Comment, tu veux dire que sans toi il y aurait la révolution ? Bon, on reprend : «En fait il y a une situation sociale qui est ce qu’elle est, une situation sociale qui exclut de la sphère de production. Qui dit exclusion de la sphère de production dit automatiquement, dans une société de marché, exclusion de la sphère de consommation. Si tu ne produis pas, tu n’a pas de richesses, donc tu ne peux pas dépenser. Ce partage inégal des richesses fait que certaines personnes sont obligées d’être maintenues sous perfusion par le système. Sinon, face aux inégalités criantes qui les assaillent tous les jours comme la télé qui leur permettent de voir ceux qui sont riches, ils se révolteraient. Et donc pour moi il y a trois institutions qui gardent contre la révolution : c’est la Sécurité sociale, la CAF et Pôle emploi, dont la mission première est d’être des flux financiers, des répartiteurs de richesse. »
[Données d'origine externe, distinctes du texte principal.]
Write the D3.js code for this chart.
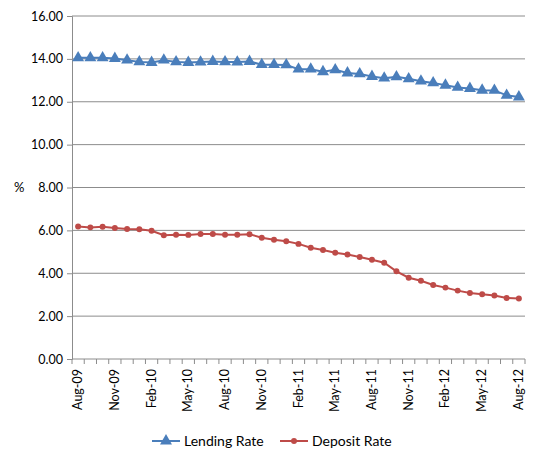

J’ai pensé aux différentes manifestations qui ont traversé l’année. « On est clairement dans une société qui est organisée pour ne pas permettre à chacun d’avoir un travail. » Paul entrait dans des considérations économiques, sur le libéralisme. C’est une chose commune de dire que le stock de travailleurs maintient la pression. Ils sont prêts à accepter n’importe quel emploi pourvu de sortir de la culpabilité du chômage. Car Paul ira même jusqu’à m’expliquer, plus tard, au restaurant, quand la batterie de mon enregistreur aura renoncé à le suivre dans les dédales de sa pensée, mais pas ma curiosité, pourquoi le demandeur d’emploi se sent coupable en pénétrant dans son agence. Parce que Pôle emploi ne fait pas ce qu’il dit et ne dit pas ce qu’il fait.

Un exemple parmi d’autres. Les directions territoriales pilotent les agences comme elles piloteraient des stocks de viandes chez Mac Donald, en fonction d’indicateurs socio-économiques ne prenant pas en considération les besoins individuels. Si on avait voulu vraiment s’occuper des gens, et pas des masses, ce n’est pas 2000 personnes, mais 14 000 qu’il aurait fallu recruter lors de la dernière poussée de chômage. En réalité, Pôle emploi est une vaste machine à gérer des masses. Une machine qui se pose comme une entreprise, mais qui a le monopole de l’indemnisation et qui n’a aucun concurrent sur le marché. Le problème de se faire passer pour une entreprise qui rend service à des clients et demande à ses soi-disant clients d’adhérer à ce point de vue, c’est qu’on les oblige à dire une chose et à en faire une autre. Et tout ça, comme monsieur Jourdain, sans le savoir. Pour Paul, c’est un indice fort de la vraie nature de l’institution à propos de laquelle il sortira, une fois n’est pas coutume, de sa réserve : un instrument au service des puissants.